An estimator \(\tilde{\boldsymbol{\beta}}\) is unbiased for \(\boldsymbol{\beta}\) if \(\textsf{E}_P[\tilde{\boldsymbol{\beta}}] = \boldsymbol{\beta}\quad \forall \boldsymbol{\beta}\in \mathbb{R}^p\) and \(P \in \cal{P}\)

Examples:

\(\cal{P}_1= \{P = \textsf{N}(\mathbf{0}_n ,\mathbf{I}_n)\}\)

\(\cal{P}_2 = \{P = \textsf{N}(\mathbf{0}_n ,\sigma^2 \mathbf{I}_n), \sigma^2 >0\}\)

\(\cal{P}_3 = \{P = \textsf{N}(\mathbf{0}_n ,\boldsymbol{\Sigma}), \boldsymbol{\Sigma}\in \cal{{\cal{S}}}^+ \}\) (\(\cal{{\cal{S}}}^+\) is the set of all \(n \times n\) symmetric positive definite matrices.)

\(\cal{P}_4\) is the set of distributions with \(\textsf{E}_P[\boldsymbol{\epsilon}] = \mathbf{0}_n\) and \(\textsf{E}_P[\boldsymbol{\epsilon}\boldsymbol{\epsilon}^T] \gt 0\)

\(\cal{P}_5\) is the set of distributions with \(\textsf{E}_P[\boldsymbol{\epsilon}] = \mathbf{0}_n\) and \(\textsf{E}_P[\boldsymbol{\epsilon}\boldsymbol{\epsilon}^T] \ge 0\)

Linear Unbiased Estimation

Exercise

  1. Explain why an estimator that is unbiased for the model with parameter space \(\boldsymbol{\beta}\in \mathbb{R}^p\) and \(P \in \cal{P}_{k+1}\) is unbiased for the model with parameter space \(\boldsymbol{\beta}\in \mathbb{R}^p\) and \(P \in \cal{P}_{k}\) .

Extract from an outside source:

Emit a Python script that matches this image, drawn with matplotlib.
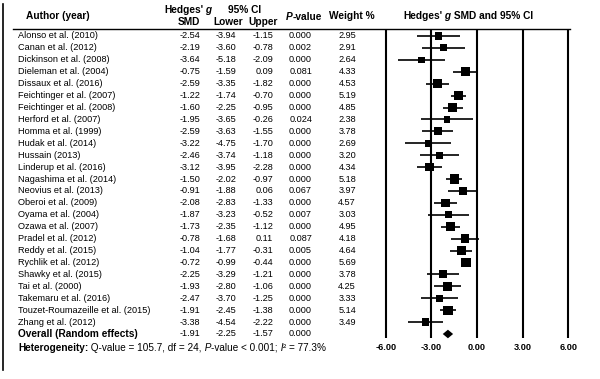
import matplotlib
matplotlib.use("Agg")
import matplotlib.pyplot as plt
from matplotlib.transforms import blended_transform_factory
from matplotlib.lines import Line2D
import numpy as np

plt.rcParams['font.family'] = ['Liberation Sans', 'DejaVu Sans']

# ---------------- data ----------------
authors = [
    "Alonso et al. (2010)", "Canan et al. (2012)", "Dickinson et al. (2008)",
    "Dieleman et al. (2004)", "Dissaux et al. (2016)", "Feichtinger et al. (2007)",
    "Feichtinger et al. (2008)", "Herford et al. (2007)", "Homma et al. (1999)",
    "Hudak et al. (2014)", "Hussain (2013)", "Linderup et al. (2016)",
    "Nagashima et al. (2014)", "Neovius et al. (2013)", "Oberoi et al. (2009)",
    "Oyama et al. (2004)", "Ozawa et al. (2007)", "Pradel et al. (2012)",
    "Reddy et al. (2015)", "Rychlik et al. (2012)", "Shawky et al. (2015)",
    "Tai et al. (2000)", "Takemaru et al. (2016)",
    "Touzet-Roumazeille et al. (2015)", "Zhang et al. (2012)",
]
smd = [-2.54, -2.19, -3.64, -0.75, -2.59, -1.22, -1.60, -1.95, -2.59, -3.22,
       -2.46, -3.12, -1.50, -0.91, -2.08, -1.87, -1.73, -0.78, -1.04, -0.72,
       -2.25, -1.93, -2.47, -1.91, -3.38]
lower = [-3.94, -3.60, -5.18, -1.59, -3.35, -1.74, -2.25, -3.65, -3.63, -4.75,
         -3.74, -3.95, -2.02, -1.88, -2.83, -3.23, -2.35, -1.68, -1.77, -0.99,
         -3.29, -2.80, -3.70, -2.45, -4.54]
upper = [-1.15, -0.78, -2.09, 0.09, -1.82, -0.70, -0.95, -0.26, -1.55, -1.70,
         -1.18, -2.28, -0.97, 0.06, -1.33, -0.52, -1.12, 0.11, -0.31, -0.44,
         -1.21, -1.06, -1.25, -1.38, -2.22]
pvalues = ["0.000", "0.002", "0.000", "0.081", "0.000", "0.000", "0.000",
           "0.024", "0.000", "0.000", "0.000", "0.000", "0.000", "0.067",
           "0.000", "0.007", "0.000", "0.087", "0.005", "0.000", "0.000",
           "0.000", "0.000", "0.000", "0.000"]
weights = [2.95, 2.91, 2.64, 4.33, 4.53, 5.19, 4.85, 2.38, 3.78, 2.69, 3.20,
           4.34, 5.18, 3.97, 4.57, 3.03, 4.95, 4.18, 4.64, 5.69, 3.78, 4.25,
           3.33, 5.14, 3.49]
overall_label = "Overall (Random effects)"
overall_smd = -1.91
overall_lower = -2.25
overall_upper = -1.57
overall_p = "0.000"
xticks = [-6.0, -3.0, 0.0, 3.0, 6.0]

# ---------------- layout ----------------
W, H = 600, 379
fig = plt.figure(figsize=(W / 100, H / 100), dpi=100)
x_left_px, x_right_px = 385.7, 568.3
ax = fig.add_axes([x_left_px / W, 0, (x_right_px - x_left_px) / W, 1])
ax.set_xlim(xticks[0], xticks[-1])
row0, dy = 36.0, 11.92
ax.set_ylim((H - row0) / dy, -row0 / dy)
ax.axis('off')

tx = blended_transform_factory(fig.transFigure, ax.transData)

def rpx(y_px):
    return (y_px - row0) / dy

body = 6.6
bold = 7.3

n = len(authors)
rows = np.arange(n)
r_over = n

# vertical reference lines
ax.vlines(xticks, rpx(30), rpx(338), color='black', lw=1.5, clip_on=False)

# CI lines + squares
ax.hlines(rows, lower, upper, color='black', lw=1.2, clip_on=False)
ms = (2.95 * np.sqrt(np.array(weights))) ** 2
ax.scatter(smd, rows, marker='s', s=ms, color='black', linewidths=0, zorder=3,
           clip_on=False)

# overall diamond
hd = 0.36
ax.fill([overall_lower, overall_smd, overall_upper, overall_smd],
        [r_over, r_over - hd, r_over, r_over + hd], color='black', lw=0,
        clip_on=False)

# tick labels
for t in xticks:
    ax.text(t, rpx(348), f"{t:.2f}", ha='center', va='center',
            fontsize=6.6, fontweight='bold')

# table body
for i in range(n):
    ax.text(18 / W, i, authors[i], transform=tx, fontsize=body, ha='left', va='center')
    ax.text(200 / W, i, f"{smd[i]:.2f}", transform=tx, fontsize=body, ha='right', va='center')
    ax.text(236.5 / W, i, f"{lower[i]:.2f}", transform=tx, fontsize=body, ha='right', va='center')
    ax.text(273 / W, i, f"{upper[i]:.2f}", transform=tx, fontsize=body, ha='right', va='center')
    ax.text(312 / W, i, pvalues[i], transform=tx, fontsize=body, ha='right', va='center')
    ax.text(356 / W, i, f"{weights[i]:.2f}", transform=tx, fontsize=body, ha='right', va='center')

ax.text(18 / W, r_over, overall_label, transform=tx, fontsize=bold,
        fontweight='bold', ha='left', va='center')
ax.text(200 / W, r_over, f"{overall_smd:.2f}", transform=tx, fontsize=body, ha='right', va='center')
ax.text(236.5 / W, r_over, f"{overall_lower:.2f}", transform=tx, fontsize=body, ha='right', va='center')
ax.text(273 / W, r_over, f"{overall_upper:.2f}", transform=tx, fontsize=body, ha='right', va='center')
ax.text(312 / W, r_over, overall_p, transform=tx, fontsize=body, ha='right', va='center')


def rich(x_px, r, pieces, size):
    txt, wt, st = pieces[0]
    prev = ax.text(x_px / W, r, txt, transform=tx, fontsize=size, fontweight=wt,
                   fontstyle=st, ha='left', va='center')
    for txt, wt, st in pieces[1:]:
        prev = ax.annotate(txt, xy=(1, 0), xycoords=prev, fontsize=size,
                           fontweight=wt, fontstyle=st, ha='left', va='bottom')


# heterogeneity line
rich(18, rpx(348), [("Heterogeneity:", 'bold', 'normal'),
                    (" Q-value = 105.7, df = 24,", 'normal', 'normal'),
                    (" P", 'normal', 'italic'),
                    ("-value < 0.001;", 'normal', 'normal'),
                    (" I", 'normal', 'italic'),
                    ("\u00b2 = 77.3%", 'normal', 'normal')], 7.2)

# headers
ax.text(26 / W, rpx(16), "Author (year)", transform=tx, fontsize=bold,
        fontweight='bold', ha='left', va='center')
rich(164, rpx(10), [("Hedges'", 'bold', 'normal'), (" g", 'bold', 'italic')], bold)
ax.text(245 / W, rpx(10), "95% CI", transform=tx, fontsize=bold,
        fontweight='bold', ha='center', va='center')
ax.text(189 / W, rpx(22), "SMD", transform=tx, fontsize=bold,
        fontweight='bold', ha='center', va='center')
ax.text(228 / W, rpx(22), "Lower", transform=tx, fontsize=bold,
        fontweight='bold', ha='center', va='center')
ax.text(263 / W, rpx(22), "Upper", transform=tx, fontsize=bold,
        fontweight='bold', ha='center', va='center')
rich(286, rpx(17), [("P", 'bold', 'italic'), ("-value", 'bold', 'normal')], bold)
ax.text(352 / W, rpx(16), "Weight %", transform=tx, fontsize=bold,
        fontweight='bold', ha='center', va='center')
rich(403, rpx(16), [("Hedges'", 'bold', 'normal'), (" g", 'bold', 'italic'),
                    (" SMD and 95% CI", 'bold', 'normal')], bold)

# header rule and left frame line
fig.add_artist(Line2D([13 / W, 570 / W], [1 - 28.5 / H, 1 - 28.5 / H],
                      color='black', lw=1.0))
fig.add_artist(Line2D([2.5 / W, 2.5 / W], [1 - 4 / H, 1 - 370 / H],
                      color='black', lw=1.2))

fig.savefig("out.png", dpi=100, facecolor='white')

  2. Find an estimator that is unbiased for \(\boldsymbol{\beta}\in \mathbb{R}^p\) and \(P \in \cal{P}_{1}\) that but is biased for \(\boldsymbol{\beta}\in \mathbb{R}^p\) and \(P \in \cal{P}_{2}\).

Restrict attention to linear unbiased estimators

Definition: Linear Unbiased Estimators (LUEs)

An estimator \(\tilde{\boldsymbol{\beta}}\) is a Linear Unbiased Estimator (LUE) of \(\boldsymbol{\beta}\) if

  1. linearity: \(\tilde{\boldsymbol{\beta}}= \mathbf{A}\mathbf{Y}\) for \(\mathbf{A}\in \mathbb{R}^{p \times n}\)
  2. unbiasedness: \(\textsf{E}[\tilde{\boldsymbol{\beta}}] = \boldsymbol{\beta}\) for all \(\boldsymbol{\beta}\in \mathbb{R}^p\)
  • Are there other LUEs besides the OLS/MLE estimator?
  • Which is “best”? (and in what sense?)